* [What the task requires]:
Starting at the first line of the data, print each line verbatim up to and including the line bearing "import seaborn as sns", omitting pictures.
• • •
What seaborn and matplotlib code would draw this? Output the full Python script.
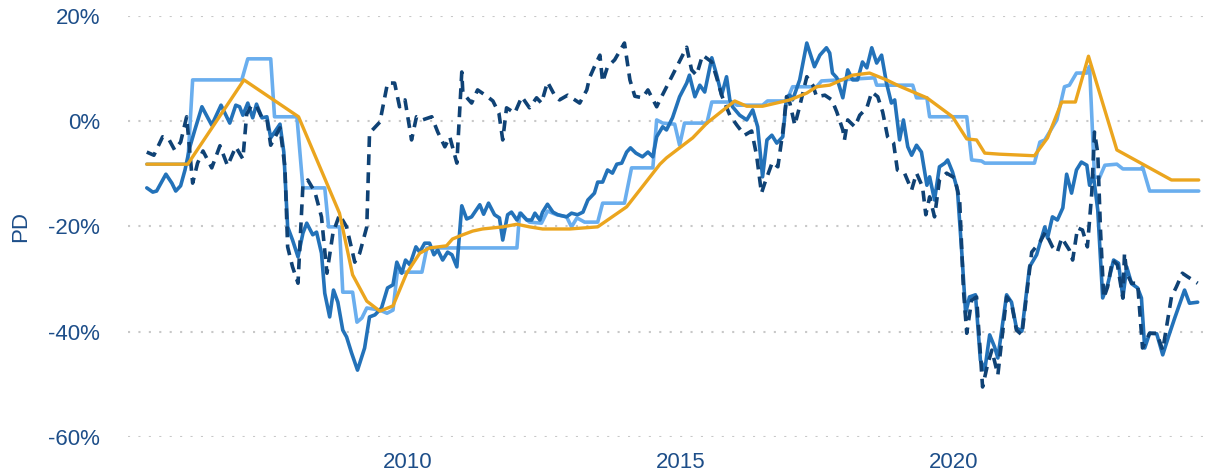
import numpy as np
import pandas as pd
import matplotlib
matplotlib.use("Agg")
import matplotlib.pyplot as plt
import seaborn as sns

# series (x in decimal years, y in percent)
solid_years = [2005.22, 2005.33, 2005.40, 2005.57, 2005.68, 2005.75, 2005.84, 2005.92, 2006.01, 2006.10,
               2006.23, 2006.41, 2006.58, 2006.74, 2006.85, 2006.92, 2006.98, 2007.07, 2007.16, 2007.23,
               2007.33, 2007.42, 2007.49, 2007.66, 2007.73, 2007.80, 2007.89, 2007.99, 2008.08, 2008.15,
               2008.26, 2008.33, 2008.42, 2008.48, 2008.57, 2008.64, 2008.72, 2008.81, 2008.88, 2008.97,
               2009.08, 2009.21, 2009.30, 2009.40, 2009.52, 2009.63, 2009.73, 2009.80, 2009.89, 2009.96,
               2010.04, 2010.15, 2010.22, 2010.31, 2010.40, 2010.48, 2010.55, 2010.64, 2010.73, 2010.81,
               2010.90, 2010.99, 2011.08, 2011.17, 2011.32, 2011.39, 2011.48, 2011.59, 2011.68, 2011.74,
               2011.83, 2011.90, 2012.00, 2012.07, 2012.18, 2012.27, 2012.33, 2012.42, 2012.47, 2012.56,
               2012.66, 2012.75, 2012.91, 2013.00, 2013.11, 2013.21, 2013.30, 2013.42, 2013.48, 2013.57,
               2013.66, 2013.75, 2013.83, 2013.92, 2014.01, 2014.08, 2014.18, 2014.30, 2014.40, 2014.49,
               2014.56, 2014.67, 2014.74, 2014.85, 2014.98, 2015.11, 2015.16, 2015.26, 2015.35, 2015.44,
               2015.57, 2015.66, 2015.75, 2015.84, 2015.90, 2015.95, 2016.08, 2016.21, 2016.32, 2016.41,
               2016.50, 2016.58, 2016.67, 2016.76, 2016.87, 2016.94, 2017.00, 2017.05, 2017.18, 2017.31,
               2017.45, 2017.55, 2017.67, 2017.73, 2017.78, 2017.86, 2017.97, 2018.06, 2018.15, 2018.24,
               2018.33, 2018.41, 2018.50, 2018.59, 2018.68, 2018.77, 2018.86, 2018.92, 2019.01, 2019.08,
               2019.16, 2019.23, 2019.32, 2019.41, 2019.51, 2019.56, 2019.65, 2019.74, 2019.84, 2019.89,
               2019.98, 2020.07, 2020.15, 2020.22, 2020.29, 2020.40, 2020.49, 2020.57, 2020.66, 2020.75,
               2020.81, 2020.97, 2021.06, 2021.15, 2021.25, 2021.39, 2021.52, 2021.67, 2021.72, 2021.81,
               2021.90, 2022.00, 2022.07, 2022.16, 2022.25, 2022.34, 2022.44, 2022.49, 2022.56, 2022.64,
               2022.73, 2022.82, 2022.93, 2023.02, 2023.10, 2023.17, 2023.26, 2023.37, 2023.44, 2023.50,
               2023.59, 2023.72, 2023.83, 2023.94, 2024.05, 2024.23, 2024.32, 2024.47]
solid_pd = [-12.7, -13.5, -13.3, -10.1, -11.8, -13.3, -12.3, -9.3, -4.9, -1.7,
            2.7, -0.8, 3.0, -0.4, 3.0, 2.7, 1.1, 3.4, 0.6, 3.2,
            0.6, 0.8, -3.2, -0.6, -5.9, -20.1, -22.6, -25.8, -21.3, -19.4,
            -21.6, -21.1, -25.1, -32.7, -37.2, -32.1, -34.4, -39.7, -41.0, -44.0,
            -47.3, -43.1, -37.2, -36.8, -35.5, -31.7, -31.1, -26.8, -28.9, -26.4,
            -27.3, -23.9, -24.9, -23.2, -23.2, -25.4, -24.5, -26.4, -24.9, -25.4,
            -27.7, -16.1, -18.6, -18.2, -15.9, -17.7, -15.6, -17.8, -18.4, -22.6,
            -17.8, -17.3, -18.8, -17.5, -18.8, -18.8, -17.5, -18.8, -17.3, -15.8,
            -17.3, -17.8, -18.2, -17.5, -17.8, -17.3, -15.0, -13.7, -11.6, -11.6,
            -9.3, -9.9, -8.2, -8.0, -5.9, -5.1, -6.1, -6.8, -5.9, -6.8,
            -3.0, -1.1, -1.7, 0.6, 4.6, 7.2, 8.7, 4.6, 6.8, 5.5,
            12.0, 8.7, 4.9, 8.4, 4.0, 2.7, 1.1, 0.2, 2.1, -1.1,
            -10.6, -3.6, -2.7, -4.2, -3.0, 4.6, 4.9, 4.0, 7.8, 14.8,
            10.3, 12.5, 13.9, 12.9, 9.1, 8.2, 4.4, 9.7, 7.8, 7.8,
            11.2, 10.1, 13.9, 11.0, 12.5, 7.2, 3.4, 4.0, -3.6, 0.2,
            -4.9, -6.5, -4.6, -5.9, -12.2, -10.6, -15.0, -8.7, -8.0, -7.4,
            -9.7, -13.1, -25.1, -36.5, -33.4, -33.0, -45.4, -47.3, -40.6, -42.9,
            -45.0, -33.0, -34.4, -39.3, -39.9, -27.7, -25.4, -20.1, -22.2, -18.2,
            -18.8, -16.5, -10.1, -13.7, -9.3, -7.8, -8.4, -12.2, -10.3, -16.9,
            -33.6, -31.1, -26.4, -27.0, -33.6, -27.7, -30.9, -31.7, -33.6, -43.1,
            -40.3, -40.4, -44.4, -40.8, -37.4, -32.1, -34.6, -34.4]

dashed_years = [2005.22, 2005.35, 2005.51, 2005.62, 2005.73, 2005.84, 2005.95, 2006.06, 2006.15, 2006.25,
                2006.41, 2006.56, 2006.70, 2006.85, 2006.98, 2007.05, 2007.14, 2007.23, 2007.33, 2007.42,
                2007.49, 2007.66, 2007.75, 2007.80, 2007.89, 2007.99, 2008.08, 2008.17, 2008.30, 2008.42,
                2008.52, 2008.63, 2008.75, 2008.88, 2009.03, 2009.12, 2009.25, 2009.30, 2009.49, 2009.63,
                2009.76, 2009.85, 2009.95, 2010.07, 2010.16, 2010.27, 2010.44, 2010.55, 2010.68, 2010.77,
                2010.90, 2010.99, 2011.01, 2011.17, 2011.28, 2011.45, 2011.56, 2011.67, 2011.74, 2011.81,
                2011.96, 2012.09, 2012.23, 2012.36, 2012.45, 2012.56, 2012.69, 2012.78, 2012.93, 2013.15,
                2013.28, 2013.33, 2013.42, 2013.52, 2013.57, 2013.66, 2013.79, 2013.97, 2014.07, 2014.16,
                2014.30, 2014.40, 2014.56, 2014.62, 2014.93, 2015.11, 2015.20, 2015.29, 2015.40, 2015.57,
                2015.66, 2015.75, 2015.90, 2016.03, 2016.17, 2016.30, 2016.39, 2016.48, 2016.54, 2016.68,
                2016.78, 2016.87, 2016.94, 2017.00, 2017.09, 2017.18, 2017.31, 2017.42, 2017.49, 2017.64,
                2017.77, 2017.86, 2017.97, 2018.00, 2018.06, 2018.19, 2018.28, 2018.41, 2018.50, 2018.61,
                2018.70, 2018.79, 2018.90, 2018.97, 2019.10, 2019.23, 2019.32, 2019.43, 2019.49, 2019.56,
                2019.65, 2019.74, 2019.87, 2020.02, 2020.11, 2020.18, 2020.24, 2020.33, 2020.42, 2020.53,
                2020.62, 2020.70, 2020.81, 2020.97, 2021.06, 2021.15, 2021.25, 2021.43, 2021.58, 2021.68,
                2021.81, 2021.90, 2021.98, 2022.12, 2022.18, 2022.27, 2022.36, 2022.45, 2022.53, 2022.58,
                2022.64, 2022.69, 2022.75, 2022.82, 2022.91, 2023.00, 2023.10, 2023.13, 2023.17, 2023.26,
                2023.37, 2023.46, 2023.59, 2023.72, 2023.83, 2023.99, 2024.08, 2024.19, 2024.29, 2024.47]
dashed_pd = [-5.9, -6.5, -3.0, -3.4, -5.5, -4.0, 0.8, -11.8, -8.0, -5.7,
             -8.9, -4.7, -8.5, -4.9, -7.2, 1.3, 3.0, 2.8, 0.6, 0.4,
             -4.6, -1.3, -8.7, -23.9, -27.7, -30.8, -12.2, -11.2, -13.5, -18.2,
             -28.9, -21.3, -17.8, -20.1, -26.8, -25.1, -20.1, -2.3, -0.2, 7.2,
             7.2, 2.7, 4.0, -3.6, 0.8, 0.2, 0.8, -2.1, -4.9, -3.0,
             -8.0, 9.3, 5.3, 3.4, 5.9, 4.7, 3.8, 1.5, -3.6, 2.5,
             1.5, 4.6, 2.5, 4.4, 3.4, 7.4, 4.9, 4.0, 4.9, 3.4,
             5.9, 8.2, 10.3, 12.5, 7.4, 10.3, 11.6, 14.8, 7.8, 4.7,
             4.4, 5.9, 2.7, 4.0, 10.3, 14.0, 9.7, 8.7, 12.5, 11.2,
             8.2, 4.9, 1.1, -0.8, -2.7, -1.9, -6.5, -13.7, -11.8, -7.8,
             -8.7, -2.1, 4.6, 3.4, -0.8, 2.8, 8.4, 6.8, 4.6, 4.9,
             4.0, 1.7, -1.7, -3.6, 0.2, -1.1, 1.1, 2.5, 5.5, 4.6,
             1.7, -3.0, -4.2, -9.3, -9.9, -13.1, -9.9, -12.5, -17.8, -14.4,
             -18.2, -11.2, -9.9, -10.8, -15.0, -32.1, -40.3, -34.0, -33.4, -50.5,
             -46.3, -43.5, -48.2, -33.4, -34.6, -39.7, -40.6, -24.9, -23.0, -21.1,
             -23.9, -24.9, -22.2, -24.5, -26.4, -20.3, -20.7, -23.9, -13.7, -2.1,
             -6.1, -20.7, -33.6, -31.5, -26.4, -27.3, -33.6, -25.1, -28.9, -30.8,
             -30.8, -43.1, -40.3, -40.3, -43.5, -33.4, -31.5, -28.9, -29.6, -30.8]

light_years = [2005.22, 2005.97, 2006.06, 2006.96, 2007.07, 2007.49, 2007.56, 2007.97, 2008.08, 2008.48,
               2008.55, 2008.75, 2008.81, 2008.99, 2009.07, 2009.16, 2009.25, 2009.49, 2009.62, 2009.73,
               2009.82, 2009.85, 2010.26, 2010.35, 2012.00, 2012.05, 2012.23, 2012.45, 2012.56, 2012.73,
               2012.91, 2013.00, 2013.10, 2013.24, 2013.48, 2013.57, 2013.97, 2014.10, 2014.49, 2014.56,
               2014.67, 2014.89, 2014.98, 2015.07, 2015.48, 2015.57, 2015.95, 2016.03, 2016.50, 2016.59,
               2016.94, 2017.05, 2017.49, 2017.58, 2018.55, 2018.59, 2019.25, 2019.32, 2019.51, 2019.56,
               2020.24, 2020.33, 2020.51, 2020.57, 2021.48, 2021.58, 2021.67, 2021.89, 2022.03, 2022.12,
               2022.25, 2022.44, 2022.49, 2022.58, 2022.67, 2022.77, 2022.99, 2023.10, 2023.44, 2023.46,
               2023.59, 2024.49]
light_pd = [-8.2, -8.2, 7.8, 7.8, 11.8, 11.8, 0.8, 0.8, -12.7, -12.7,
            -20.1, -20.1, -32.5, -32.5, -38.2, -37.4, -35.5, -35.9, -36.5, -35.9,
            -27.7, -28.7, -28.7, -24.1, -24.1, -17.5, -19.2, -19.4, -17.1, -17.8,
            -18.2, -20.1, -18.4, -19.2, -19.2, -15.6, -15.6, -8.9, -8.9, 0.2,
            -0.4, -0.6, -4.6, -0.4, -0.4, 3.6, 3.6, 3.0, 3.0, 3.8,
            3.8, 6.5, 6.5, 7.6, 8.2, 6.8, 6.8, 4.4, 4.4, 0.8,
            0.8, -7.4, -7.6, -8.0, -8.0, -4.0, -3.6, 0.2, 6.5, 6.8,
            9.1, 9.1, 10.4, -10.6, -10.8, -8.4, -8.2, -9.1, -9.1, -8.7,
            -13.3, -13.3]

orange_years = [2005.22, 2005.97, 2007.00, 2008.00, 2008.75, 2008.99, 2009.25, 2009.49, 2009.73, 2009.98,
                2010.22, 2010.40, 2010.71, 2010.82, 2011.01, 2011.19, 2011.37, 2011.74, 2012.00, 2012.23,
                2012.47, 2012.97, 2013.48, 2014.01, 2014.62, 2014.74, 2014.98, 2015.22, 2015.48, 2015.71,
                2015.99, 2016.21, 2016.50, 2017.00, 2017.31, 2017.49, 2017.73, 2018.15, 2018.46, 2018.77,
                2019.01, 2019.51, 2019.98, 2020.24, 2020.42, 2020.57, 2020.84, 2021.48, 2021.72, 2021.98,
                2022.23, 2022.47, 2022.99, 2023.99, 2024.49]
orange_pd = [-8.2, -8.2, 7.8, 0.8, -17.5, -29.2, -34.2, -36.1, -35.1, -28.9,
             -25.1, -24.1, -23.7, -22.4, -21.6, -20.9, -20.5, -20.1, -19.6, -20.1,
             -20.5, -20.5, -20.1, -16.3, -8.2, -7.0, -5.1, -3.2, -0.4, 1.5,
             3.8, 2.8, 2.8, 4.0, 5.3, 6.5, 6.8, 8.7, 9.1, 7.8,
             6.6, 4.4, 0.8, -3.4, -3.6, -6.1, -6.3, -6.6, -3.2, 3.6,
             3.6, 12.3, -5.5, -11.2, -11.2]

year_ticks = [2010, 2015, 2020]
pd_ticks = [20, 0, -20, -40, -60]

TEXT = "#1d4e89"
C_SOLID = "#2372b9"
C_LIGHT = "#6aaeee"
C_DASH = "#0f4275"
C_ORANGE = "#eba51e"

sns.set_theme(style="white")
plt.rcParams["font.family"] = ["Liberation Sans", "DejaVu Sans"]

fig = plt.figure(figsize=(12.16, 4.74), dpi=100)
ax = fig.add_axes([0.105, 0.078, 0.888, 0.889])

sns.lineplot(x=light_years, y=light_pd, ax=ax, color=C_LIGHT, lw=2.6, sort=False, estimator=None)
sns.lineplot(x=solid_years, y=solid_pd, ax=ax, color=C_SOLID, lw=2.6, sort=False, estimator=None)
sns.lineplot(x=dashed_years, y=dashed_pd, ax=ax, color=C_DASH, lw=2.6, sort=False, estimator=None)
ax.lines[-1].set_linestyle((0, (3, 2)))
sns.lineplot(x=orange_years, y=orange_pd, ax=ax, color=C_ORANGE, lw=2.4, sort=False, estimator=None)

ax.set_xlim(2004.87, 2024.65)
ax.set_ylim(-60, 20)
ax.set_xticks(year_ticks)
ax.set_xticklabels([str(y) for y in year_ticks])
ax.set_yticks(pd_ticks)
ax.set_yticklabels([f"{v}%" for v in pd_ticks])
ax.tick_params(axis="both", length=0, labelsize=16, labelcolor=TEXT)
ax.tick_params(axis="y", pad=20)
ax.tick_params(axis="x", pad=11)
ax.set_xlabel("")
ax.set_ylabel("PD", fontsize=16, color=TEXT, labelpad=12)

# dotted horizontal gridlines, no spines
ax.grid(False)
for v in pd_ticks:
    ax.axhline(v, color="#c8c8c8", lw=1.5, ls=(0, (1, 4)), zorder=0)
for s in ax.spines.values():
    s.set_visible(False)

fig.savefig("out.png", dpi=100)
• • •
* [Expected answer]:
What seaborn and matplotlib code would draw this? Output the full Python script.
import numpy as np
import pandas as pd
import matplotlib
matplotlib.use("Agg")
import matplotlib.pyplot as plt
import seaborn as sns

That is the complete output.